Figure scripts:

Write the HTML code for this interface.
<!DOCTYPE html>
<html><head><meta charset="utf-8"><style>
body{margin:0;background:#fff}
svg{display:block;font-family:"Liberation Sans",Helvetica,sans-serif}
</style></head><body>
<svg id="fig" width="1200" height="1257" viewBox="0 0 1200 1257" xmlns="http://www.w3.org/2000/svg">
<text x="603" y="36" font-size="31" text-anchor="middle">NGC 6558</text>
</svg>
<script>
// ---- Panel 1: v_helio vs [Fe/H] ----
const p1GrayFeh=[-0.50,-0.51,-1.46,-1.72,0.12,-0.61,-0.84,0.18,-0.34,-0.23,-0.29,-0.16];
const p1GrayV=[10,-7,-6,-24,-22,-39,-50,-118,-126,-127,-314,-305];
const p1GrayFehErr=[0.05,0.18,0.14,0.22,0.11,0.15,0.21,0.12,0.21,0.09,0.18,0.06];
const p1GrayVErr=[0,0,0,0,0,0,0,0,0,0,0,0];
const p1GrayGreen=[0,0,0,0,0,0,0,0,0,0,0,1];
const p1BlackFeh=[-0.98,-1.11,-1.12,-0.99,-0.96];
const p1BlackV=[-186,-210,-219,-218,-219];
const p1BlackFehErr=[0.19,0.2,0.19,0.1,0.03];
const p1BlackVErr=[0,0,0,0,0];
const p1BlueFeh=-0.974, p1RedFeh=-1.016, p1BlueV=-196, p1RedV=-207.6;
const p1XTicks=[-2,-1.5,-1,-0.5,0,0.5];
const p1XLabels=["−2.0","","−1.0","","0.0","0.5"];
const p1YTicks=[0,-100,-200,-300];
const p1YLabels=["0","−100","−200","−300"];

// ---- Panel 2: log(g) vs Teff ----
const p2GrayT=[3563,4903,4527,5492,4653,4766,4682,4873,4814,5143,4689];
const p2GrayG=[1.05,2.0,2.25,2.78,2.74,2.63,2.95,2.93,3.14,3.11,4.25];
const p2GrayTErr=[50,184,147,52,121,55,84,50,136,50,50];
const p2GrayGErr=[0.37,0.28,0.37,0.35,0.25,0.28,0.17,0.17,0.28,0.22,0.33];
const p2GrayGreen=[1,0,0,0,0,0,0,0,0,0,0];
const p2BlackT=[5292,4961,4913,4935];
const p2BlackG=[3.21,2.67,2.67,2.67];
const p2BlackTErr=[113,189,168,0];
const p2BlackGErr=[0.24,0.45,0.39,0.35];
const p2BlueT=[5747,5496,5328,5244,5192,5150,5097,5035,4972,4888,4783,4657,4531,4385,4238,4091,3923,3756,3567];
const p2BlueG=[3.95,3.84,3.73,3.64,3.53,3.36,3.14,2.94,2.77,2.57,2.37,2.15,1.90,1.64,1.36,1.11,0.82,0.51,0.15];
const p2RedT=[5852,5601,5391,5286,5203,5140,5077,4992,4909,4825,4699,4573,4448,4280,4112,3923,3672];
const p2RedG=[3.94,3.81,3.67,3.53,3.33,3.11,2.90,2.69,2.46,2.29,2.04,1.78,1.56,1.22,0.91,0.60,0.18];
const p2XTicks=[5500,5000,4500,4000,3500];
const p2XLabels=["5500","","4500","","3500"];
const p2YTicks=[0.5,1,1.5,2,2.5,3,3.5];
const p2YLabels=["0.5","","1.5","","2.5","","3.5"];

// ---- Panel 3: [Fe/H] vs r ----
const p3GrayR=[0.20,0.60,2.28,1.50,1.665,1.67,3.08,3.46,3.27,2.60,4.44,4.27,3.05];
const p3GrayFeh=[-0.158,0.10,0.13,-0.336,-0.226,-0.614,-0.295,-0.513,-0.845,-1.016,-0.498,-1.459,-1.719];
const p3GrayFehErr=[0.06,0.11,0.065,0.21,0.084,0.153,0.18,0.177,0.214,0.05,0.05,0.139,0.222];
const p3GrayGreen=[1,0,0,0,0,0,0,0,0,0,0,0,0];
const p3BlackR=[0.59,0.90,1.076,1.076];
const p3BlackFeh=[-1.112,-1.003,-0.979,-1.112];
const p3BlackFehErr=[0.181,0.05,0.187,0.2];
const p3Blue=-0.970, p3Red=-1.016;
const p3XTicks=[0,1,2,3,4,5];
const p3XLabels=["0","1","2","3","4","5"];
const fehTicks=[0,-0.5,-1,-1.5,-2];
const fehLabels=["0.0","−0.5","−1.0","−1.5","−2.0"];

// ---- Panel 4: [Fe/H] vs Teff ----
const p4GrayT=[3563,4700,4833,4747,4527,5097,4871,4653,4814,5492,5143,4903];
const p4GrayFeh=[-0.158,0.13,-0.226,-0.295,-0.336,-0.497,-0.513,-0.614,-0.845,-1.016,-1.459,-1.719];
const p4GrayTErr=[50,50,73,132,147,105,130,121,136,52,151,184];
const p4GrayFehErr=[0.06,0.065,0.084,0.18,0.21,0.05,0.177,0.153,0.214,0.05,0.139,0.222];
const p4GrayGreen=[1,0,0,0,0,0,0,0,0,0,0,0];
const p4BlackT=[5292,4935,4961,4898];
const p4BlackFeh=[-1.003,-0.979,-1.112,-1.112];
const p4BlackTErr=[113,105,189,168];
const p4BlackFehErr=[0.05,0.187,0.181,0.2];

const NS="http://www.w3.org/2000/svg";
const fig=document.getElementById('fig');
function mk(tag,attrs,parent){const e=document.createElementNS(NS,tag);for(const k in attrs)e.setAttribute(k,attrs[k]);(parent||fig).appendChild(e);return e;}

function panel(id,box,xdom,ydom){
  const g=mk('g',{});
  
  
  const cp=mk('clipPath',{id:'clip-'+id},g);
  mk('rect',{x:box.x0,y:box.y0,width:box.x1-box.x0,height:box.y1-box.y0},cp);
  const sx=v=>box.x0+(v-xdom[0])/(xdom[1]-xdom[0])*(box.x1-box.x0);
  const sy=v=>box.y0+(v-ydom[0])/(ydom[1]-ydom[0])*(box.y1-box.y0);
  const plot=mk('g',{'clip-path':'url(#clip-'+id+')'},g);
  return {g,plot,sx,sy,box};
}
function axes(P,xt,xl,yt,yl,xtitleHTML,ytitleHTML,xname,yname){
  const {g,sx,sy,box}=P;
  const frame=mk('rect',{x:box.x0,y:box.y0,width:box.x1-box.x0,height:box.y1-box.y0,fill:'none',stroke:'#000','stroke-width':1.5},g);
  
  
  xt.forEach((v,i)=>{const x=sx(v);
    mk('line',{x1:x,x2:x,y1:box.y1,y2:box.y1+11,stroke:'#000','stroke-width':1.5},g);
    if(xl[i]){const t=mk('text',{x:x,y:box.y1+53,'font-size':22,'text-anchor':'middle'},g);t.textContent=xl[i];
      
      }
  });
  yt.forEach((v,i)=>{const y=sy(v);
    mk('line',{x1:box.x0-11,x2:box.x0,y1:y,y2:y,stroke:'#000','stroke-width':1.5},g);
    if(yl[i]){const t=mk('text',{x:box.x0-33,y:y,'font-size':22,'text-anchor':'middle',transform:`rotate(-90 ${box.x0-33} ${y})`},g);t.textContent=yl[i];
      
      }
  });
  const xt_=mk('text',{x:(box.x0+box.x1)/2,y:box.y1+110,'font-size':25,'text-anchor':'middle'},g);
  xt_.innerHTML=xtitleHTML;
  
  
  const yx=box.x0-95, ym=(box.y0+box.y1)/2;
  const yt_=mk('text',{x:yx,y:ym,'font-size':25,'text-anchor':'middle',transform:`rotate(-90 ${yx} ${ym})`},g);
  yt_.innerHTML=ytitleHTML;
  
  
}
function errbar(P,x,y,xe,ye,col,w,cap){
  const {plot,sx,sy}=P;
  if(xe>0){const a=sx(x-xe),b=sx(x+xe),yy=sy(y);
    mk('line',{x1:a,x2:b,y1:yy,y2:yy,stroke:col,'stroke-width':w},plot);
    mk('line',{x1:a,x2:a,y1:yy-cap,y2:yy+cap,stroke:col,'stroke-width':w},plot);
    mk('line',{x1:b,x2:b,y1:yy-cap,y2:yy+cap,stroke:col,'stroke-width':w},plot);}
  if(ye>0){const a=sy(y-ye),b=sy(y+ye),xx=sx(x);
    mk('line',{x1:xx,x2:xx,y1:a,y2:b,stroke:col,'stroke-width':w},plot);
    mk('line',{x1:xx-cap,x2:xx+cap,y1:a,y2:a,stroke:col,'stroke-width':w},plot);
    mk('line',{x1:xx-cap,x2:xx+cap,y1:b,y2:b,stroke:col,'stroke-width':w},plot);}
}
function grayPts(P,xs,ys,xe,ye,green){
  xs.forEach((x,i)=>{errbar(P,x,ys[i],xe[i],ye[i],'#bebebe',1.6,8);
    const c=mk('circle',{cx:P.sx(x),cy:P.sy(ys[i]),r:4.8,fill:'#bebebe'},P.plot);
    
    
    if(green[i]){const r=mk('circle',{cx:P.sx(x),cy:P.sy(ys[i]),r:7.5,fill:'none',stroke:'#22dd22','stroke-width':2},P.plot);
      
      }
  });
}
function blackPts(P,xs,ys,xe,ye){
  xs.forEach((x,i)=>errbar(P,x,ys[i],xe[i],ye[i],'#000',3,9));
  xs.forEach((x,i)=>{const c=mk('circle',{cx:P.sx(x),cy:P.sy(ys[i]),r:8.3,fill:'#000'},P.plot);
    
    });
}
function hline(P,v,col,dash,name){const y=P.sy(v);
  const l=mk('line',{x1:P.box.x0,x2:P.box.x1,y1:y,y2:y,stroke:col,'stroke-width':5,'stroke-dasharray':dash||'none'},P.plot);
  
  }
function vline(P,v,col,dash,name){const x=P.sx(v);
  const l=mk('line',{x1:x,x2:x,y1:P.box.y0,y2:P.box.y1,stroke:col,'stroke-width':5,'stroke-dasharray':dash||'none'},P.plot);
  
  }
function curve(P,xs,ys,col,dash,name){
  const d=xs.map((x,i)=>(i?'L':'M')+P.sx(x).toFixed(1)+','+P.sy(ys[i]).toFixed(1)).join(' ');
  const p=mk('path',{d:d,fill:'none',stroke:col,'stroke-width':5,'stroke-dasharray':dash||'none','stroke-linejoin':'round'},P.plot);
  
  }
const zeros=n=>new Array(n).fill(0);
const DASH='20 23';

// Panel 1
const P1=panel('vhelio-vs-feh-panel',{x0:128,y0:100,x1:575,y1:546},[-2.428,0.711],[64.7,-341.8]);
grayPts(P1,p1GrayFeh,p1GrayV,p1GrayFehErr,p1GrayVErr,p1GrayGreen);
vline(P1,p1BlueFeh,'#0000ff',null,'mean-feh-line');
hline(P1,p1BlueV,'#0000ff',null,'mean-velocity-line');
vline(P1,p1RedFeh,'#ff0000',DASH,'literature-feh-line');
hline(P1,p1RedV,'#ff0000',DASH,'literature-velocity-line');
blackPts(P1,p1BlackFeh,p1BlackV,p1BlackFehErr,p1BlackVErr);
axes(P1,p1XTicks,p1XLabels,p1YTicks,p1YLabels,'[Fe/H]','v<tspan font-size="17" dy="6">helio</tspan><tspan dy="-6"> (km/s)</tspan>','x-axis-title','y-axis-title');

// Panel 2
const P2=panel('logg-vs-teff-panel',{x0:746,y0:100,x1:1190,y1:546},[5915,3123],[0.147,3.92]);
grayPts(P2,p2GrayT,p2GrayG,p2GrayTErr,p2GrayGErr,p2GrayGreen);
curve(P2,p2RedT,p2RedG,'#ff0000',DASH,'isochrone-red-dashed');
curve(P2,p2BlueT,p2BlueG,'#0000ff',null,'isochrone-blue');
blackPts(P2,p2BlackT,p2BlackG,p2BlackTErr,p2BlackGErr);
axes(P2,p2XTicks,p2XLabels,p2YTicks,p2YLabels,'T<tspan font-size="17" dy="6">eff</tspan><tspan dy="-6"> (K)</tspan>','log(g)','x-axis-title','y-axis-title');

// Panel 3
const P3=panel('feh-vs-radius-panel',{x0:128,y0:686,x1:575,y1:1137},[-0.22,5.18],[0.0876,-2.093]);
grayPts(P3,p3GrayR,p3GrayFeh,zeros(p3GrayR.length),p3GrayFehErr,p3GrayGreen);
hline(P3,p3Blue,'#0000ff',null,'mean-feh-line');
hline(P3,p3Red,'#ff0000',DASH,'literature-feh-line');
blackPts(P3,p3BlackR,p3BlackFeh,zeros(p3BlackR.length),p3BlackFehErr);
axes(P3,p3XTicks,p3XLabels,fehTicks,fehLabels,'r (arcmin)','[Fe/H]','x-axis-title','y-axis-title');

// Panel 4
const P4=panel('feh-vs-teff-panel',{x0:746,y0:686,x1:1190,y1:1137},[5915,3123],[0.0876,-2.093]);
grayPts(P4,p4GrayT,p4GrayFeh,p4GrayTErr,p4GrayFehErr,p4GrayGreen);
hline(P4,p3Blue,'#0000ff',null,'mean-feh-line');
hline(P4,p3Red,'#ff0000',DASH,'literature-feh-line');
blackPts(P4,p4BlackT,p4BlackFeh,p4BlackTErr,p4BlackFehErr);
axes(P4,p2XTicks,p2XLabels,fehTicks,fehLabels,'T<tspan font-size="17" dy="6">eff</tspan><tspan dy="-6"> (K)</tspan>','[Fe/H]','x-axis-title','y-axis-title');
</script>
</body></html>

==

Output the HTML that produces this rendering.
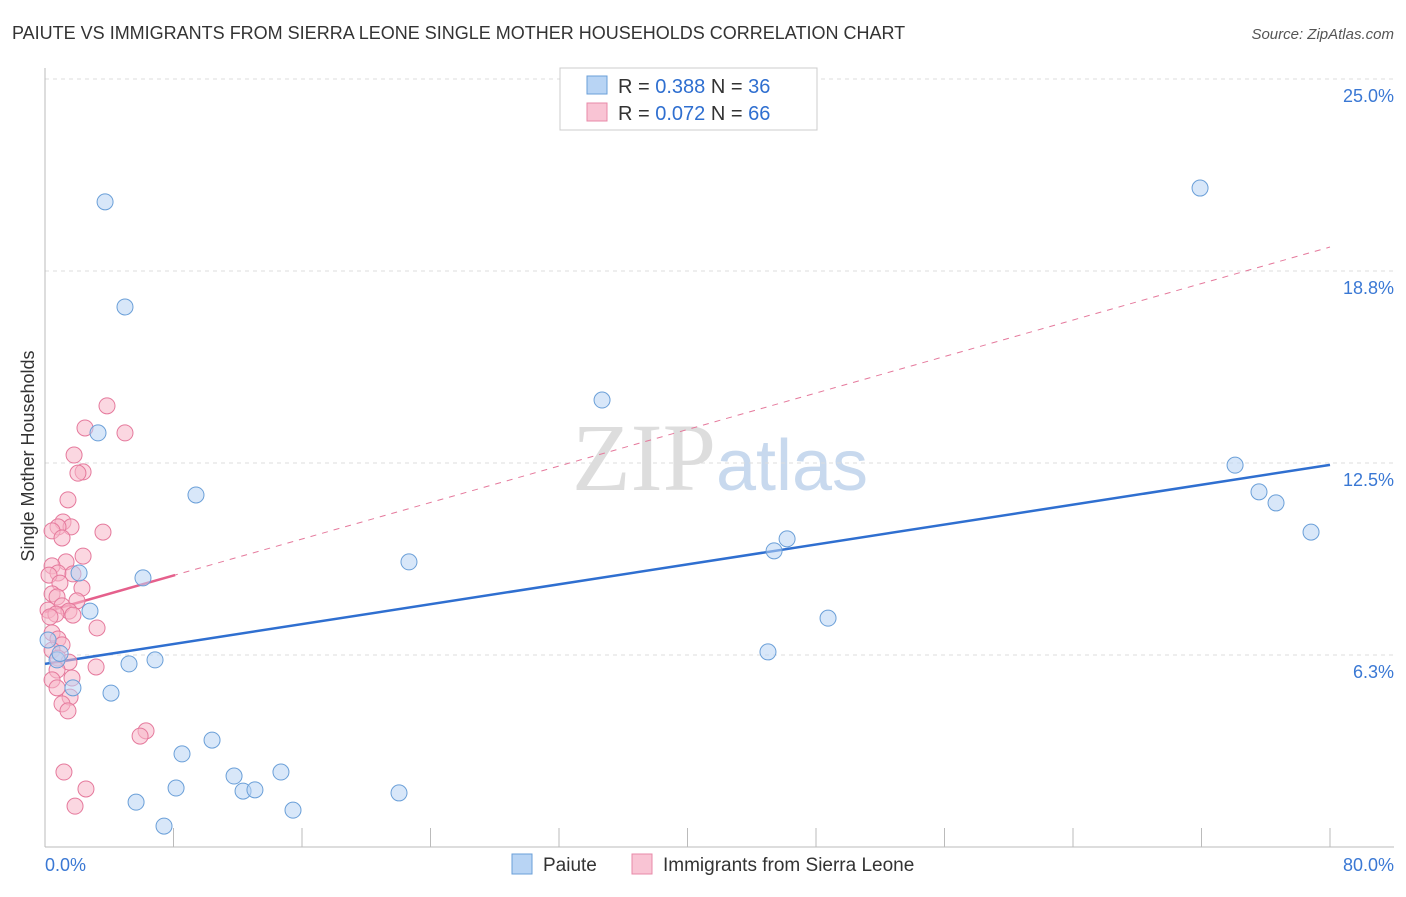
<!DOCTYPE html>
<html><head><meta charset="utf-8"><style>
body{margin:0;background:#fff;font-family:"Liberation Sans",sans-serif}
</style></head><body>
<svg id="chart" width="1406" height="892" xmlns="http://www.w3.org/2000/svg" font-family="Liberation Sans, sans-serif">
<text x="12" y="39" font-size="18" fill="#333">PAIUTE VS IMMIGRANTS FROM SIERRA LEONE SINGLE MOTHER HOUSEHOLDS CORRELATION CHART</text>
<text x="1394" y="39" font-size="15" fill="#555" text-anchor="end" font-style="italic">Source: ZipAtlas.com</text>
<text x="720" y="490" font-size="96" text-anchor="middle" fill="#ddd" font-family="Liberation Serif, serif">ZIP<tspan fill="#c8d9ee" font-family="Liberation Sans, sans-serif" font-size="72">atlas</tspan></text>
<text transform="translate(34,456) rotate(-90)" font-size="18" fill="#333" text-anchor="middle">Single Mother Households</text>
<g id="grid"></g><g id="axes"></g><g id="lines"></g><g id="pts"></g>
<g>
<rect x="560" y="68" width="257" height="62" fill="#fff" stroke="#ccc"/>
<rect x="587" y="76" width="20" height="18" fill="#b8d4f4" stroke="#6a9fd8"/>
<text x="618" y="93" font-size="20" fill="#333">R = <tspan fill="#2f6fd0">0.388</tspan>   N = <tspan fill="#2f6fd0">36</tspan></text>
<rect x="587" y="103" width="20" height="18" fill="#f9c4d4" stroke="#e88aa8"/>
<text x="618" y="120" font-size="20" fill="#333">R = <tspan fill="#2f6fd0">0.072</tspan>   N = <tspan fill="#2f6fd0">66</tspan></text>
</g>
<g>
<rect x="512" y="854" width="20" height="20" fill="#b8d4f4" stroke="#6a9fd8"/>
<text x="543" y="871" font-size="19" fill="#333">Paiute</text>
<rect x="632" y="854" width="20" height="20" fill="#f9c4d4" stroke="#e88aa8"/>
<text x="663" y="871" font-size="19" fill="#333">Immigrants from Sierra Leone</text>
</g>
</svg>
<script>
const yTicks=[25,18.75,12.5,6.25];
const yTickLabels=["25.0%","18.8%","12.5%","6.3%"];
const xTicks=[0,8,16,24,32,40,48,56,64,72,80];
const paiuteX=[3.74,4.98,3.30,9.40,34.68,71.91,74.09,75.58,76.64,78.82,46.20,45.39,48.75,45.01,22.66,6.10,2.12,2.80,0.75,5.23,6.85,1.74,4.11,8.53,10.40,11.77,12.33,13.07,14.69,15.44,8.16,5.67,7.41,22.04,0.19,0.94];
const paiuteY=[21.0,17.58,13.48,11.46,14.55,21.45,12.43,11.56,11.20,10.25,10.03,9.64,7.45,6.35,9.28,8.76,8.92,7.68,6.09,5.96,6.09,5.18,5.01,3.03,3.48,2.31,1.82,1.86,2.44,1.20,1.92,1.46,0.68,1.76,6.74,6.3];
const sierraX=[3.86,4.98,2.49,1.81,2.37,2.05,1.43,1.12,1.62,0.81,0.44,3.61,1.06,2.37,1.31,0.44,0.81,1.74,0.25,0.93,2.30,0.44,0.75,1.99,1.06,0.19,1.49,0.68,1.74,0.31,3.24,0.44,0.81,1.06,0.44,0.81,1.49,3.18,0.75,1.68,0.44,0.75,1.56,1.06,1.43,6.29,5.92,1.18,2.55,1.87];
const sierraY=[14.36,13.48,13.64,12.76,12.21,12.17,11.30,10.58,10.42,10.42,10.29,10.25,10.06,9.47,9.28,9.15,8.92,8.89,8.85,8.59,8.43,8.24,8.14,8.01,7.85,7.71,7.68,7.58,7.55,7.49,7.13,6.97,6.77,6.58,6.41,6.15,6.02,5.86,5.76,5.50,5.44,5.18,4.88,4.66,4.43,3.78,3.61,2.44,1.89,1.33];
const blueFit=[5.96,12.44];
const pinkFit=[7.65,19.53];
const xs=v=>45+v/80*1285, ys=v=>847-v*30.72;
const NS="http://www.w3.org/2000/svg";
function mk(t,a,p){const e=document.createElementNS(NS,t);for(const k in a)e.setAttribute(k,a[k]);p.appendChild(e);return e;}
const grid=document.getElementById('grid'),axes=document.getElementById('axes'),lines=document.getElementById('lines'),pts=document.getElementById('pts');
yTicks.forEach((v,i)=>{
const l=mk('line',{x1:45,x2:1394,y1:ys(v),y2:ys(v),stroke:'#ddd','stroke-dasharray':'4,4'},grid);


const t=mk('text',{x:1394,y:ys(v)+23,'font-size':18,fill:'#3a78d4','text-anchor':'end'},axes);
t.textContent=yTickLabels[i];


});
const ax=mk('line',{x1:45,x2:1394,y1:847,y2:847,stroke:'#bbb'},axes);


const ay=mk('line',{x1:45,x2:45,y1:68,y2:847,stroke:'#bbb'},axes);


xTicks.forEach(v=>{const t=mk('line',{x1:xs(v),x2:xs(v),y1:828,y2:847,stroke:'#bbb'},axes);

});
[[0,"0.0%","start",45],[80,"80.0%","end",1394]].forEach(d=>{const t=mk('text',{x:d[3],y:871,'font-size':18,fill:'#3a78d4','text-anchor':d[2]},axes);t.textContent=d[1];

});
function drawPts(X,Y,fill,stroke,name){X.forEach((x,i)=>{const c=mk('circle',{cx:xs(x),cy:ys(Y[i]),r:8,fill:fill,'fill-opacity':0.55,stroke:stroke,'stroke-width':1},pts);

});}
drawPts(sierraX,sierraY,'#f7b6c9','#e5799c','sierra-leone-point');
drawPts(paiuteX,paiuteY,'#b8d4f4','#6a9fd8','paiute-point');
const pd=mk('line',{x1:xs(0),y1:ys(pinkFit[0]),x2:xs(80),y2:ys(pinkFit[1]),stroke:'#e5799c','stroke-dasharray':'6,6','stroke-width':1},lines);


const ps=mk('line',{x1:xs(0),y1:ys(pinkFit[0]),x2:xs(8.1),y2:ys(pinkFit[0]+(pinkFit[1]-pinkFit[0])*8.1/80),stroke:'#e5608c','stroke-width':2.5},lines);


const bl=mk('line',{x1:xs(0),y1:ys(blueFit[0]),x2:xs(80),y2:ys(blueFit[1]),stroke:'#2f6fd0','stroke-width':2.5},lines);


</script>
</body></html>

→ JOB
Count up every line above that has the word "this" in it; answer with the number alone.

→ FULL ANSWER
2